The Care-ful Museum Conference

We were pleased to take part in the ‘Care-ful’ Museums Conference held at Nottingham Trent University on 29th June 2023.  Our presentation: Taking care of the workers: understanding museum and heritage professionals’ emotionally laden workwas a brief summary of our thoughts so far. We considered how emotion work has featured in writing about the museum and related sectors and chose to focus, given the conference theme, on how emotional labour and the topic of ‘care’ intersect. While discussion around care is flourishing within and beyond museums, we felt the need to approach ‘care’ critically. Is emotional labour always, or straight-forwardly, caring work? Perhaps this an assumption, and one that deserves further investigating? Partly, the questions we raised at the conference were guided by our shared interest in the language that those working in the sector use to describe what they do, and how this fits (or doesn’t) with understandings of ‘care’. If museum workers do not ‘care’ or perform ‘care’ how does this impact the ways that they negotiate their roles?

The conference was a thought-provoking day with speakers from both academia and the museum profession. Many of the speakers talked about care in relation to the more public facing aspects of museum work such as outreach and community engagement, sharing insights into what it’s like to ‘care’ in different contexts and how institutional and wider cultural expectations, ways of working and reputations sometimes hinder or are structures to be ‘worked around’. The final speaker Esme Ward, Manchester Museum, talked about recent developments at the museum (you can read more in this newspaper article) and considered what it would mean if we considered care as an organising principle. This is a question shared with the kinds of literatures we have found really helpful for shaping our thinking so far, including this book by Nuala Morse which we have included in our websites reading list.

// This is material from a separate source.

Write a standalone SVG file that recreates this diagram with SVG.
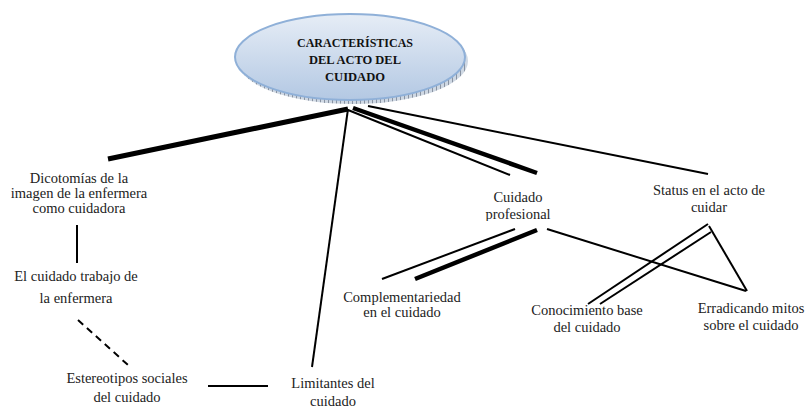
<svg xmlns="http://www.w3.org/2000/svg" width="807" height="408" viewBox="0 0 807 408">
<defs>
<linearGradient id="g" x1="0" y1="0" x2="0" y2="1">
<stop offset="0" stop-color="#e6edf6"/>
<stop offset="1" stop-color="#b3c8e3"/>
</linearGradient>
<pattern id="hatch" width="4" height="4" patternUnits="userSpaceOnUse">
<rect width="4" height="4" fill="#cfd8e3"/>
<line x1="0.5" y1="0" x2="0.5" y2="4" stroke="#6a7685" stroke-width="0.7"/>
</pattern>
<clipPath id="clipCP"><rect x="440" y="180" width="160" height="41"/></clipPath>
<style>
.t{font-family:"Liberation Serif","Times New Roman",serif;font-size:14.5px;fill:#222;text-anchor:middle}
.h{font-family:"Liberation Serif","Times New Roman",serif;font-size:13.5px;font-weight:bold;fill:#111;text-anchor:middle}
.l{stroke:#000;fill:none;stroke-width:2}
.lt{stroke:#000;fill:none;stroke-width:4.5}
</style>
</defs>
<g id="connectors">
<line x1="348" y1="109" x2="108" y2="159" stroke="#000" stroke-width="5"/>
<line class="l" x1="348" y1="109" x2="312" y2="367"/>
<line class="l" x1="348" y1="110" x2="510" y2="175"/>
<line class="lt" x1="353" y1="108" x2="537" y2="173"/>
<line class="l" x1="368" y1="106" x2="708" y2="174"/>
<line class="l" x1="77" y1="225" x2="77" y2="263"/>
<line class="l" x1="78" y1="320" x2="128" y2="365" stroke-dasharray="7,5"/>
<line class="l" x1="208" y1="386" x2="268" y2="386"/>
<line class="l" x1="515" y1="229" x2="382" y2="279"/>
<line class="lt" x1="537" y1="230" x2="415" y2="279"/>
<line class="l" x1="547" y1="229" x2="746" y2="291"/>
<line class="l" x1="708" y1="224" x2="588" y2="304"/>
<line class="l" x1="711" y1="232" x2="600" y2="304"/>
<line class="l" x1="709" y1="226" x2="747" y2="291"/>
</g>
<g id="title">
<ellipse cx="353" cy="61" rx="115" ry="43" fill="url(#hatch)"/>
<ellipse cx="350" cy="57" rx="115" ry="43" fill="url(#g)" stroke="#8fb0d8" stroke-width="2"/>
<text class="h" x="355" y="47" textLength="116" lengthAdjust="spacingAndGlyphs">CARACTERÍSTICAS</text>
<text class="h" x="355" y="64" textLength="92" lengthAdjust="spacingAndGlyphs">DEL ACTO DEL</text>
<text class="h" x="355" y="81" textLength="60" lengthAdjust="spacingAndGlyphs">CUIDADO</text>
</g>
<g id="dicotomias">
<text class="t" x="79" y="183">Dicotomías de la</text>
<text class="t" x="79" y="198">imagen de la enfermera</text>
<text class="t" x="79" y="213">como cuidadora</text>
</g>
<g id="trabajo">
<text class="t" x="76" y="281">El cuidado trabajo de</text>
<text class="t" x="76" y="303">la enfermera</text>
</g>
<g id="estereotipos">
<text class="t" x="127" y="383">Estereotipos sociales</text>
<text class="t" x="127" y="402">del cuidado</text>
</g>
<g id="limitantes">
<text class="t" x="333" y="388">Limitantes del</text>
<text class="t" x="333" y="406">cuidado</text>
</g>
<g id="profesional" clip-path="url(#clipCP)">
<text class="t" x="518" y="202">Cuidado</text>
<text class="t" x="518" y="219">profesional</text>
</g>
<g id="status">
<text class="t" x="709" y="195">Status en el acto de</text>
<text class="t" x="709" y="212">cuidar</text>
</g>
<g id="complementariedad">
<text class="t" x="402" y="302">Complementariedad</text>
<text class="t" x="402" y="317">en el cuidado</text>
</g>
<g id="conocimiento">
<text class="t" x="587" y="315">Conocimiento base</text>
<text class="t" x="587" y="332">del cuidado</text>
</g>
<g id="erradicando">
<text class="t" x="751" y="313">Erradicando mitos</text>
<text class="t" x="751" y="330">sobre el cuidado</text>
</g>
</svg>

While a really invigorating conference which helped us to better appreciate the hopes, realities, and building blocks for museums seeking to become more ‘care-ful’, we also left Nottingham with avenues we see as needing exploration. What kinds of emotion work occur beyond community engagement and public outreach? How can we better support a wide spectrum of emotionality in museum work? Are there – or should there be – limits to the kinds of care and/or emotional labour that museums as institutions do?  We certainly do not have any answers to such questions but are excited to continue the conversation.